═══ Material provided
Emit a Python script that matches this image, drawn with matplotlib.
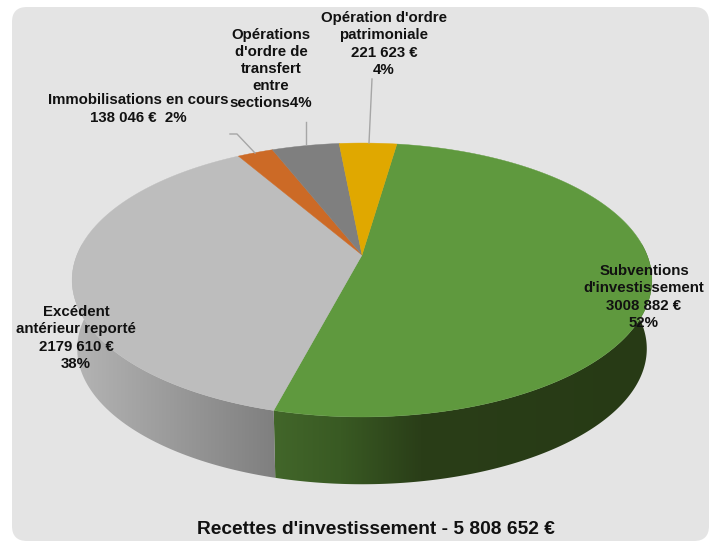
import numpy as np
import matplotlib
matplotlib.use('Agg')
import matplotlib.pyplot as plt
from matplotlib.patches import FancyBboxPatch, Polygon
from matplotlib.colors import to_rgb

plt.rcParams['font.family'] = ['Liberation Sans', 'DejaVu Sans']

# clockwise from the first slice
categories = ['Subventions', 'Excedent', 'Immobilisations', 'Transfert', 'Patrimoniale']
values = [3008882, 2179610, 138046, 260491, 221623]
top_colors = ['#5f993e', '#bdbdbd', '#cc6a26', '#7f7f7f', '#e0a800']
labels = [
    "Subventions\nd'investissement\n3008 882 €\n52%",
    "Excédent\nantérieur reporté\n2179 610 €\n38%",
    "Immobilisations en cours\n138 046 €  2%",
    "Opérations\nd'ordre de\ntransfert\nentre\nsections4%",
    "Opération d'ordre\npatrimoniale\n221 623 €\n4%",
]
label_pos = [(644, 297), (76, 338), (138, 109), (271, 69), (384, 44)]
title = "Recettes d'investissement - 5 808 652 €"

# wall colours, by pixel x
wall_stops = {
    0: ([275, 340, 420, 650], ['#42662a', '#395a23', '#2a3e18', '#273a15']),
    1: ([75, 275], ['#b4b4b4', '#7f7f7f']),
}

start = 8.3
cx = 362
k = 0.1825


def project(theta, cy, A, B):
    # circle seen in perspective, theta clockwise from the top
    t = np.radians(theta)
    X, Y = np.sin(t), np.cos(t)
    w = 1 + k * Y
    return cx + A * X / w, cy - B * Y / w


fig = plt.figure(figsize=(7.19, 5.47), dpi=100)
ax = fig.add_axes([0, 0, 1, 1])

bg = FancyBboxPatch((27, 22), 667, 504, boxstyle='round,pad=15,rounding_size=15',
                    fc='#e4e4e4', ec='none', zorder=0)
ax.add_patch(bg)

sizes = np.array(values) / sum(values) * 360
edges = start + np.concatenate([[0], np.cumsum(sizes)])

# side walls first, only the part that faces us
for i in wall_stops:
    stop_x, stop_c = wall_stops[i]
    rgb = np.array([to_rgb(c) for c in stop_c])
    px = np.arange(719)
    grad = np.stack([np.interp(px, stop_x, rgb[:, n]) for n in range(3)], axis=1)[None, :, :]
    th = np.linspace(max(edges[i], 85), min(edges[i + 1], 275), 300)
    x1, y1 = project(th, 255, 285, 132.4)
    x2, y2 = project(th, 324, 280, 131)
    poly = Polygon(np.c_[np.r_[x1, x2[::-1]], np.r_[y1, y2[::-1]]], closed=True,
                   transform=ax.transData, fc='none', ec='none')
    ax.add_patch(poly)
    im = ax.imshow(grad, extent=(0, 719, 547, 0), aspect='auto', zorder=1)
    im.set_clip_path(poly)

# top face
for i in range(len(values)):
    th = np.linspace(edges[i], edges[i + 1], 200)
    x, y = project(th, 255, 285, 132.4)
    ax.fill(np.r_[cx, x], np.r_[255, y], fc=top_colors[i], ec=top_colors[i], lw=0.3, zorder=2)

# leader lines
ax.plot([369, 372], [143, 79], color='#a6a6a6', lw=1, zorder=3)
ax.plot([306, 306], [144, 122], color='#a6a6a6', lw=1, zorder=3)
ax.plot([255, 237, 230], [153, 134, 134], color='#a6a6a6', lw=1, zorder=3)

for lab, (lx, ly) in zip(labels, label_pos):
    ax.text(lx, ly, lab, ha='center', va='center', fontsize=10.8, fontweight='bold',
            color='#111111', linespacing=1.28, zorder=4)

ax.text(375.5, 529, title, ha='center', va='center', fontsize=13.8, fontweight='bold',
        color='#111111', zorder=4)

ax.set_xlim(0, 719)
ax.set_ylim(547, 0)
ax.axis('off')

fig.savefig('out.png', dpi=100)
══════
• What you are asked to do
Examine the data above and state how many of its lines contain the word "matplotlib", with no further remarks.

• Solution below
6